**DIRECTIVE**
Omit every picture, and retype the lines that run from the beginning of the data below through the line containing "(rb6) at (17.70,0.32);", inclusive.

**DATA LINES**
· · ·
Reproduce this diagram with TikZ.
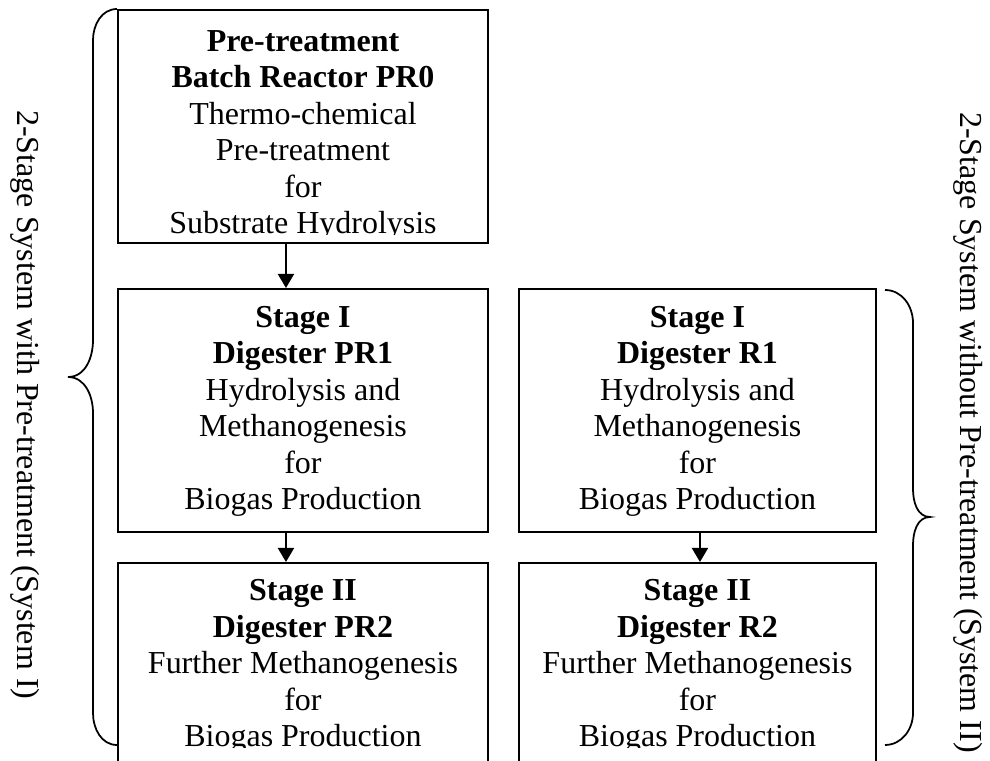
\documentclass[tikz,border=0pt]{standalone}
\usepackage{fontspec}
\setmainfont{Liberation Serif}
\usetikzlibrary{arrows.meta}

\tikzset{box/.style={draw,line width=1.1pt,anchor=north west,inner sep=0pt},
boxtext/.style={font=\fontsize{18.2}{20.8}\selectfont,align=center,anchor=base,inner sep=0pt},
flow/.style={line width=1.1pt,-{Triangle[width=0.32cm,length=0.28cm]}},
curly/.style={line width=1pt},
sidelabel/.style={font=\fontsize{18.2}{20.8}\selectfont,rotate=-90,anchor=west,inner sep=0pt}}

\begin{document}
\begin{tikzpicture}
\useasboundingbox (0,0) rectangle (19.8,15.22);

%% Top left corners of the boxes.
\coordinate (c0) at (2.34,15.04);
\coordinate (c1) at (2.34,9.46);
\coordinate (c2) at (2.34,3.98);
\coordinate (d1) at (10.36,9.46);
\coordinate (d2) at (10.36,3.98);

%% Brace with pre-treatment (left).
\coordinate (lb0) at (2.34,15.04);
\coordinate (lb1) at (1.86,14.42);
\coordinate (lb2) at (1.86,8.42);
\coordinate (lb3) at (1.36,7.68);
\coordinate (lb4) at (1.86,6.96);
\coordinate (lb5) at (1.86,0.96);
\coordinate (lb6) at (2.34,0.32);

%% Brace without pre-treatment (right).
\coordinate (rb0) at (17.70,9.42);
\coordinate (rb1) at (18.26,8.76);
\coordinate (rb2) at (18.26,5.44);
\coordinate (rb3) at (18.60,4.88);
\coordinate (rb4) at (18.26,4.32);
\coordinate (rb5) at (18.26,0.96);
\coordinate (rb6) at (17.70,0.32);

%% boxes
\node [box,minimum width=7.40cm,minimum height=4.66cm] (pr0) at (c0) {};
\node [box,minimum width=7.40cm,minimum height=4.86cm] (pr1) at (c1) {};
\node [box,minimum width=7.40cm,minimum height=5.00cm] (pr2) at (c2) {};
\node [box,minimum width=7.14cm,minimum height=4.86cm] (r1) at (d1) {};
\node [box,minimum width=7.14cm,minimum height=5.00cm] (r2) at (d2) {};

%% box texts, placed by their last baseline
%% (the framed ones stop at that baseline)
\node [boxtext] (pr1 text) at ([yshift=0.46cm]pr1.south) {\textbf{Stage I}\\\textbf{Digester PR1}\\Hydrolysis and\\Methanogenesis\\for\\Biogas Production};
\node [boxtext] (r1 text) at ([yshift=0.46cm]r1.south) {\textbf{Stage I}\\\textbf{Digester R1}\\Hydrolysis and\\Methanogenesis\\for\\Biogas Production};
\begin{scope}
\clip (pr0.north west) rectangle ([yshift=0.18cm]pr0.south east)
      (pr2.north west) rectangle (17.50,0.26);
\node [boxtext] (pr0 text) at ([yshift=0.20cm]pr0.south) {\textbf{Pre-treatment}\\\textbf{Batch Reactor PR0}\\Thermo-chemical\\Pre-treatment\\for\\Substrate Hydrolysis};
\node [boxtext] (pr2 text) at ([yshift=-3.70cm]pr2.north) {\textbf{Stage II}\\\textbf{Digester PR2}\\Further Methanogenesis\\for\\Biogas Production};
\node [boxtext] (r2 text) at ([yshift=-3.70cm]r2.north) {\textbf{Stage II}\\\textbf{Digester R2}\\Further Methanogenesis\\for\\Biogas Production};
\end{scope}

%% arrows
\draw [flow] ([xshift=-0.34cm]pr0.south) -- ([xshift=-0.34cm]pr1.north);
\draw [flow] ([xshift=-0.34cm]pr1.south) -- ([xshift=-0.34cm]pr2.north);
\draw [flow] ([xshift=0.05cm]r1.south) -- ([xshift=0.05cm]r2.north);

%% braces
\draw [curly] (lb0) to[out=180,in=90] (lb1) -- (lb2) to[out=-90,in=0] (lb3)
  to[out=0,in=90] (lb4) -- (lb5) to[out=-90,in=180] (lb6);
\draw [curly] (rb0) to[out=0,in=90] (rb1) -- (rb2) to[out=-90,in=180] (rb3)
  to[out=180,in=90] (rb4) -- (rb5) to[out=-90,in=0] (rb6);

%% system labels
\node [sidelabel] (sys1) at (0.50,13.02) {2-Stage System with Pre-treatment (System I)};
\node [sidelabel] (sys2) at (19.36,12.98) {2-Stage System without Pre-treatment (System II)};

\end{tikzpicture}
\end{document}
· · ·
**ANSWER TO THE EXERCISE**
Reproduce this diagram with TikZ.
\documentclass[tikz,border=0pt]{standalone}
\usepackage{fontspec}
\setmainfont{Liberation Serif}
\usetikzlibrary{arrows.meta}

\tikzset{box/.style={draw,line width=1.1pt,anchor=north west,inner sep=0pt},
boxtext/.style={font=\fontsize{18.2}{20.8}\selectfont,align=center,anchor=base,inner sep=0pt},
flow/.style={line width=1.1pt,-{Triangle[width=0.32cm,length=0.28cm]}},
curly/.style={line width=1pt},
sidelabel/.style={font=\fontsize{18.2}{20.8}\selectfont,rotate=-90,anchor=west,inner sep=0pt}}

\begin{document}
\begin{tikzpicture}
\useasboundingbox (0,0) rectangle (19.8,15.22);

%% Top left corners of the boxes.
\coordinate (c0) at (2.34,15.04);
\coordinate (c1) at (2.34,9.46);
\coordinate (c2) at (2.34,3.98);
\coordinate (d1) at (10.36,9.46);
\coordinate (d2) at (10.36,3.98);

%% Brace with pre-treatment (left).
\coordinate (lb0) at (2.34,15.04);
\coordinate (lb1) at (1.86,14.42);
\coordinate (lb2) at (1.86,8.42);
\coordinate (lb3) at (1.36,7.68);
\coordinate (lb4) at (1.86,6.96);
\coordinate (lb5) at (1.86,0.96);
\coordinate (lb6) at (2.34,0.32);

%% Brace without pre-treatment (right).
\coordinate (rb0) at (17.70,9.42);
\coordinate (rb1) at (18.26,8.76);
\coordinate (rb2) at (18.26,5.44);
\coordinate (rb3) at (18.60,4.88);
\coordinate (rb4) at (18.26,4.32);
\coordinate (rb5) at (18.26,0.96);
\coordinate (rb6) at (17.70,0.32);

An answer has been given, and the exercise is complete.